THE DATA
——————

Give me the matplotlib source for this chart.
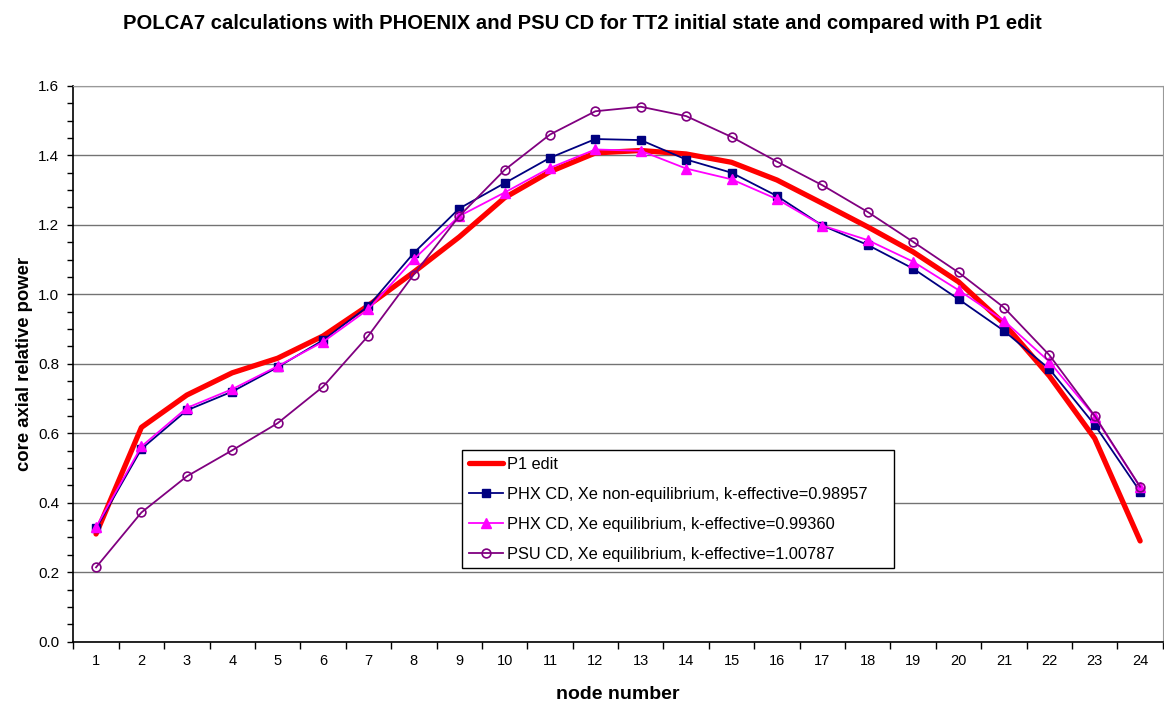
import matplotlib
matplotlib.use("Agg")
import matplotlib.pyplot as plt
from matplotlib.ticker import MultipleLocator, FixedLocator, NullFormatter

plt.rcParams['font.family'] = ['Liberation Sans', 'DejaVu Sans']

# ---------------- data ----------------
nodes = list(range(1, 25))

p1_edit = [0.31, 0.617, 0.71, 0.774, 0.816, 0.880, 0.968, 1.064, 1.165, 1.278,
           1.353, 1.407, 1.414, 1.404, 1.380, 1.329, 1.262, 1.194, 1.122, 1.036,
           0.916, 0.765, 0.585, 0.29]

phx_noneq = [0.326, 0.555, 0.666, 0.720, 0.790, 0.868, 0.966, 1.119, 1.247, 1.320,
             1.393, 1.447, 1.444, 1.388, 1.350, 1.283, 1.198, 1.142, 1.074, 0.986,
             0.895, 0.785, 0.624, 0.432]

phx_eq = [0.330, 0.562, 0.673, 0.727, 0.793, 0.863, 0.957, 1.101, 1.225, 1.293,
          1.364, 1.417, 1.413, 1.362, 1.331, 1.274, 1.198, 1.156, 1.094, 1.012,
          0.924, 0.806, 0.648, 0.445]

psu_eq = [0.214, 0.372, 0.476, 0.551, 0.629, 0.734, 0.881, 1.057, 1.225, 1.358,
          1.460, 1.527, 1.540, 1.513, 1.453, 1.382, 1.314, 1.237, 1.151, 1.063,
          0.962, 0.825, 0.650, 0.446]

labels = ["P1 edit",
          "PHX CD, Xe non-equilibrium, k-effective=0.98957",
          "PHX CD, Xe equilibrium, k-effective=0.99360",
          "PSU CD, Xe equilibrium, k-effective=1.00787"]

# ---------------- figure ----------------
fig = plt.figure(figsize=(11.64, 7.04), dpi=100)
ax = fig.add_axes([0.063, 0.0885, 0.936, 0.7895])

l1, = ax.plot(nodes, p1_edit, color="#FF0000", linewidth=3.8, label=labels[0],
              solid_capstyle="round", zorder=3)
l2, = ax.plot(nodes, phx_noneq, color="#000080", linewidth=1.3, marker="s", markersize=5.5,
              markerfacecolor="#000080", markeredgecolor="#000080", label=labels[1], zorder=4)
l3, = ax.plot(nodes, phx_eq, color="#FF00FF", linewidth=1.3, marker="^", markersize=6.5,
              markerfacecolor="#FF00FF", markeredgecolor="#FF00FF", label=labels[2], zorder=5)
l4, = ax.plot(nodes, psu_eq, color="#800080", linewidth=1.3, marker="o", markersize=6.3,
              markerfacecolor="none", markeredgecolor="#800080", markeredgewidth=1.2,
              label=labels[3], zorder=6)

ax.set_xlim(0.5, 24.5)
ax.set_ylim(0, 1.6)

# y axis
ax.yaxis.set_major_locator(MultipleLocator(0.2))
ax.yaxis.set_minor_locator(MultipleLocator(0.05))
ax.yaxis.set_major_formatter(plt.FuncFormatter(lambda v, p: f"{v:.1f}"))
ax.tick_params(axis="y", which="major", direction="out", length=4, width=1, labelsize=11, pad=6)
ax.tick_params(axis="y", which="minor", direction="out", length=4, width=1)
ax.grid(axis="y", which="major", color="#000000", linewidth=1, alpha=0.55)
ax.set_axisbelow(True)

# x axis: labels at centers, ticks at boundaries
ax.set_xticks(nodes)
ax.set_xticklabels([str(n) for n in nodes])
ax.tick_params(axis="x", which="major", length=0, labelsize=10.5, pad=9)
ax.xaxis.set_minor_locator(FixedLocator([n + 0.5 for n in range(0, 25)]))
ax.xaxis.set_minor_formatter(NullFormatter())
ax.tick_params(axis="x", which="minor", direction="out", length=5, width=1)

for side in ["top", "right"]:
    ax.spines[side].set_color("#999999")
for side in ["left", "bottom"]:
    ax.spines[side].set_color("#000000")
    ax.spines[side].set_linewidth(1.2)

ax.set_xlabel("node number", fontsize=14, fontweight="bold", labelpad=13)
ax.set_ylabel("core axial relative power", fontsize=13.3, fontweight="bold", labelpad=4)

fig.text(0.5, 0.967, "POLCA7 calculations with PHOENIX and PSU CD for TT2 initial state and compared with P1 edit",
         fontsize=14.6, fontweight="bold", ha="center", va="center")

leg = ax.legend(handles=[l1, l2, l3, l4], loc="lower left",
                bbox_to_anchor=(0.357, 0.1325, 0.396, 0.2145), mode="expand",
                fontsize=11.8, frameon=True, fancybox=False, framealpha=1,
                edgecolor="#000000", borderaxespad=0, handlelength=2.1,
                handletextpad=0.25, labelspacing=0.92, borderpad=0.38)
leg.get_frame().set_linewidth(1)
leg.set_zorder(10)

fig.savefig("out.png", dpi=100)
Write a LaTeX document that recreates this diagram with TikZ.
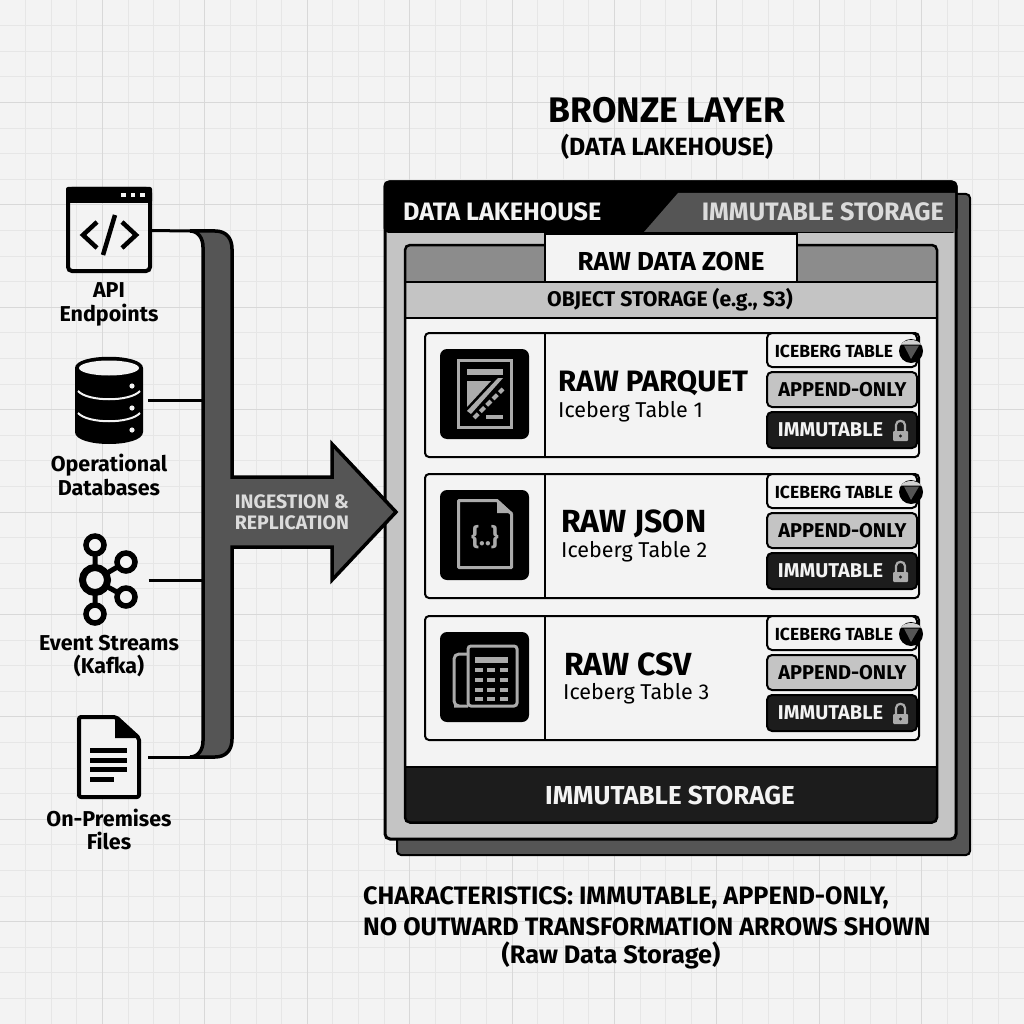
\documentclass[tikz,border=0pt]{standalone}
\usepackage{fontspec}
\setmainfont{Fira Sans}
\definecolor{paper}{HTML}{F3F3F3}
\definecolor{gridminor}{HTML}{E6E6E6}
\definecolor{gridmajor}{HTML}{D8D8D8}
\definecolor{slate}{HTML}{555555}
\definecolor{steel}{HTML}{C4C4C4}
\definecolor{band}{HTML}{8C8C8C}
\definecolor{ink}{HTML}{1C1C1C}
\definecolor{pale}{HTML}{ABABAB}
\newcommand{\fsz}[1]{\fontsize{#1}{#1}\selectfont}
\begin{document}
\begin{tikzpicture}[x=1pt,y=-1pt,
  iconbox/.style={inner sep=0pt, outer sep=#1, minimum width=0pt},
  srclabel/.style={align=center, font=\fontsize{21.5}{23.5}\selectfont\bfseries, inner sep=0pt},
  bandtext/.style={font=\fsz{25.2}\bfseries, inner sep=0pt},
  rowbox/.style={draw=black, line width=2pt, rounded corners=4pt, fill=paper, anchor=north west, minimum width=494pt, minimum height=124pt, inner sep=0pt},
  tile/.style={fill=black, rounded corners=7pt, minimum width=89pt, minimum height=90pt, inner sep=0pt},
  badge/.style={draw=black, line width=2pt, rounded corners=5pt, minimum width=150pt, inner sep=0pt},
  badgetext/.style={font=\fsz{20}\bfseries, inner sep=0pt},
  paleicon/.style={draw=pale, line width=3pt},
  link/.style={line width=3pt}]
\useasboundingbox (0,0) rectangle (1024,1024);
\fill[paper] (0,0) rectangle (1024,1024);
\foreach \i in {1,...,39} {
  \draw[gridminor, line width=0.8pt] (\i*25.6,0) -- (\i*25.6,1024);
  \draw[gridminor, line width=0.8pt] (0,\i*25.6) -- (1024,\i*25.6);
}
\foreach \i in {1,...,9} {
  \draw[gridmajor, line width=1pt] (\i*102.4,0) -- (\i*102.4,1024);
  \draw[gridmajor, line width=1pt] (0,\i*102.4) -- (1024,\i*102.4);
}

\node[font=\fsz{35.5}\bfseries, inner sep=0pt] (title) at (667,110) {BRONZE LAYER};
\node[font=\fsz{24.9}\bfseries, inner sep=0pt] (subtitle) at (667,147) {(DATA LAKEHOUSE)};

\filldraw[slate, draw=black, line width=2pt, rounded corners=4pt] (397,194) rectangle (970,855);
\filldraw[steel, draw=black, line width=3pt, rounded corners=5pt] (385,182) rectangle (956,839);
\fill[black, rounded corners=5pt] (383.5,180.5) -- (957.5,180.5) -- (957.5,233) -- (383.5,233) -- cycle;
\fill[slate] (678,193) -- (955,193) -- (955,232) -- (644,232) -- cycle;
\node[bandtext, text=paper, anchor=west] (lakehouse) at (403,212) {DATA LAKEHOUSE};
\node[bandtext, text=paper!90!black, anchor=east] (immutabletop) at (944,212) {IMMUTABLE STORAGE};

\fill[paper] (405,318) rectangle (937,767);
\fill[band] (405,245) rectangle (937,282);
\fill[steel] (405,282) rectangle (937,318);
\fill[ink] (405,767) rectangle (937,822);
\draw[black, line width=2.5pt, rounded corners=5pt] (405,245) rectangle (937,822.5);
\draw[black, line width=2.5pt] (405,282) -- (937,282) (405,318) -- (937,318);
\draw[black, line width=2.5pt] (405,767) -- (937,767);
\node[draw=black, line width=2.5pt, fill=paper, minimum width=252pt, minimum height=48pt, inner sep=0pt] (rawzone) at (671,258) {};
\node[font=\fsz{26}\bfseries, inner sep=0pt] (rawlabel) at (671,261) {RAW DATA ZONE};
\node[font=\fsz{21.2}\bfseries, inner sep=0pt] (objstore) at (670,300) {OBJECT STORAGE (e.g., S3)};
\node[font=\fsz{26}\bfseries, text=paper, inner sep=0pt] (immutablebar) at (670,795) {IMMUTABLE STORAGE};

\foreach \r/\top/\fmt/\fz/\lx/\ly/\tx/\ty in {1/332/PARQUET/29.5/558/51.5/558/80, 2/473/JSON/32/561/50.5/561/79, 3/615/CSV/32/564/49/563/79} {
  \begin{scope}[shift={(0,\top)}]
    \node[rowbox] (row\r) at (424,0) {};
    \draw[black, line width=2pt] (545,0) -- (545,124);
    \node[tile] (tile\r) at (484.5,62) {};
    \node[anchor=west, font=\fsz{\fz}\bfseries, inner sep=0pt] (fmt\r) at (\lx,\ly) {RAW \fmt};
    \node[anchor=west, font=\fsz{21.5}, inner sep=0pt] (tbl\r) at (\tx,\ty) {Iceberg Table \r};
    \node[badge, fill=paper, minimum height=34pt] (ice\r) at (842,18) {};
    \node[badge, fill=steel, minimum height=35pt] (app\r) at (842,57.5) {};
    \node[badge, fill=ink, minimum height=36pt] (imm\r) at (842,98) {};
    \node[badgetext, font=\fsz{17.5}\bfseries] (icetext\r) at (834,19) {ICEBERG TABLE};
    \node[badgetext] (apptext\r) at (842.5,58) {APPEND-ONLY};
    \node[badgetext, text=paper] (immtext\r) at (830.5,98) {IMMUTABLE};
    \fill[black] (911,19) circle (12);
    \fill[paper!85!black] (901,12.5) .. controls (904,6.5) and (918,6.5) .. (921,12.5) -- cycle;
    \fill[slate] (904,13.5) -- (919,13.5) -- (911,27) -- cycle;
    \fill[pale, rounded corners=1pt] (893,99) rectangle (908,109);
    \draw[pale, line width=2.2pt] (896,99) -- (896,93) .. controls (896,87.5) and (905,87.5) .. (905,93) -- (905,99);
    \fill[ink] (900.5,104) circle (1.6);
  \end{scope}
}

\draw[paleicon] (458.5,360.5) rectangle (511.5,427.5);
\fill[pale] (467,369) rectangle (503,375);
\fill[pale] (467,381) -- (491,381) -- (467,407) -- cycle;
\fill[pale] (467,411) -- (498,378) -- (503,378) -- (471,414) -- cycle;
\draw[pale, line width=4pt, dash pattern=on 6pt off 3pt] (474,418) -- (503,389);
\fill[pale] (486,415) rectangle (503,419);

\draw[paleicon, line join=round] (458.5,500.5) -- (497,500.5) -- (511.5,514) -- (511.5,567.5) -- (458.5,567.5) -- cycle;
\fill[pale] (497,499) -- (513,513) -- (497,513) -- cycle;
\node[text=pale, font=\fsz{24}\bfseries, inner sep=0pt] (jsonmark) at (485,537) {\{..\}};

\draw[paleicon, rounded corners=3pt] (468,646) rectangle (517,706);
\draw[paleicon, rounded corners=5pt] (468,706) -- (459,706) -- (454,706) -- (454,654) -- (467,654);
\fill[pale] (475,657) rectangle (508,662.5);
\foreach \kx in {475,487,500} {
  \foreach \ky in {668,678,688,697} {
    \fill[pale] (\kx,\ky) rectangle (\kx+8,\ky+4);
  }
}

\coordinate (busapi) at (190,231);
\coordinate (busdb) at (204,400);
\coordinate (buskafka) at (204,580);
\coordinate (busfile) at (190,757);
\filldraw[slate, draw=black, line width=3.5pt, line join=miter]
  (190,231) -- (215,231) .. controls (226,231) and (232,238) .. (232,249) -- (232,477) -- (332,477) -- (332,444)
  -- (396,512) -- (332,580) -- (332,547) -- (232,547) -- (232,739) .. controls (232,750) and (226,757) .. (215,757)
  -- (190,757) .. controls (198,757) and (203,750) .. (203,741) -- (203,247) .. controls (203,238) and (198,231) .. (190,231) -- cycle;
\node[align=center, text=paper!90!black, font=\fontsize{19.5}{21}\selectfont\bfseries, inner sep=0pt] (ingest) at (292,512.5) {INGESTION \&\\REPLICATION};

\node[iconbox=0pt, minimum width=86pt, minimum height=86pt] (apiicon) at (109,230) {};
\draw[black, line width=4pt, rounded corners=4pt] (68,189) rectangle (150,271);
\fill[black, rounded corners=2pt] (66,187) rectangle (152,203);
\foreach \dx in {121,130.5,140} {
  \fill[paper] (\dx,193) rectangle (\dx+4.5,197.5);
}
\draw[black, line width=4.5pt] (97,222) -- (83,235) -- (97,248) (122,222) -- (136,235) -- (122,248) (115,215) -- (103,255);
\node[srclabel] (apilabel) at (109,304.5) {API\\Endpoints};

\node[iconbox=5pt, minimum width=68pt, minimum height=87pt] (dbicon) at (109,400) {};
\fill[black] (75,368) .. controls (75,353) and (143,353) .. (143,368) -- (143,432) .. controls (143,448) and (75,448) .. (75,432) -- cycle;
\fill[paper] (109,368) circle [x radius=30, y radius=7.5];
\draw[paper, line width=2pt] (78,391) .. controls (88,402) and (130,402) .. (140,391);
\draw[paper, line width=2pt] (78,413) .. controls (88,424) and (130,424) .. (140,413);
\foreach \dy in {386,408,430} {
  \fill[paper] (132,\dy) circle (2.6);
}
\node[srclabel] (dblabel) at (109,475) {Operational\\Databases};

\node[iconbox=9pt, minimum width=61pt, minimum height=94pt] (kafkaicon) at (109,580) {};
\draw[black, line width=5pt] (95,545) -- (95,614) (95,580) -- (126,562) (95,580) -- (126,597);
\filldraw[fill=paper, draw=black, line width=7pt] (95,580) circle (12.5);
\foreach \kx/\ky in {95/545, 95/614, 126/562, 126/597} {
  \filldraw[fill=paper, draw=black, line width=5.5pt] (\kx,\ky) circle (9);
}
\node[srclabel] (kafkalabel) at (109,656) {Event Streams\\(Kafka)};

\node[iconbox=7pt, minimum width=64pt, minimum height=84pt] (fileicon) at (109,757) {};
\filldraw[fill=paper, draw=black, line width=4pt, line join=round, rounded corners=2pt] (79,717) -- (116,717) -- (139,738) -- (139,797) -- (79,797) -- cycle;
\fill[black] (115,716) -- (140,738) -- (115,738) -- cycle;
\foreach \ly/\lx in {750/127, 760/127, 769/127, 779/114} {
  \fill[black] (90,\ly-2.5) rectangle (\lx,\ly+2.5);
}
\node[srclabel] (filelabel) at (109,829.5) {On-Premises\\Files};

\draw[link] (apiicon) -- (busapi);
\draw[link] (dbicon) -- (busdb);
\draw[link] (kafkaicon) -- (buskafka);
\draw[link] (fileicon) -- (busfile);

\node[anchor=west, font=\fsz{25.2}\bfseries, inner sep=0pt] (notesa) at (363,898) {CHARACTERISTICS: IMMUTABLE, APPEND-ONLY,};
\node[anchor=west, font=\fsz{25.2}\bfseries, inner sep=0pt] (notesb) at (363,927) {NO OUTWARD TRANSFORMATION ARROWS SHOWN};
\node[font=\fsz{25.3}\bfseries, inner sep=0pt] (rawnote) at (611,955) {(Raw Data Storage)};
\end{tikzpicture}
\end{document}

——————

TASK
Restate, line by line and word for word, everything from the top of the material through the line that contains "0.895, 0.785, 0.624, 0.432]". Leave pictures out.

WRITTEN SOLUTION
Give me the matplotlib source for this chart.
import matplotlib
matplotlib.use("Agg")
import matplotlib.pyplot as plt
from matplotlib.ticker import MultipleLocator, FixedLocator, NullFormatter

plt.rcParams['font.family'] = ['Liberation Sans', 'DejaVu Sans']

# ---------------- data ----------------
nodes = list(range(1, 25))

p1_edit = [0.31, 0.617, 0.71, 0.774, 0.816, 0.880, 0.968, 1.064, 1.165, 1.278,
           1.353, 1.407, 1.414, 1.404, 1.380, 1.329, 1.262, 1.194, 1.122, 1.036,
           0.916, 0.765, 0.585, 0.29]

phx_noneq = [0.326, 0.555, 0.666, 0.720, 0.790, 0.868, 0.966, 1.119, 1.247, 1.320,
             1.393, 1.447, 1.444, 1.388, 1.350, 1.283, 1.198, 1.142, 1.074, 0.986,
             0.895, 0.785, 0.624, 0.432]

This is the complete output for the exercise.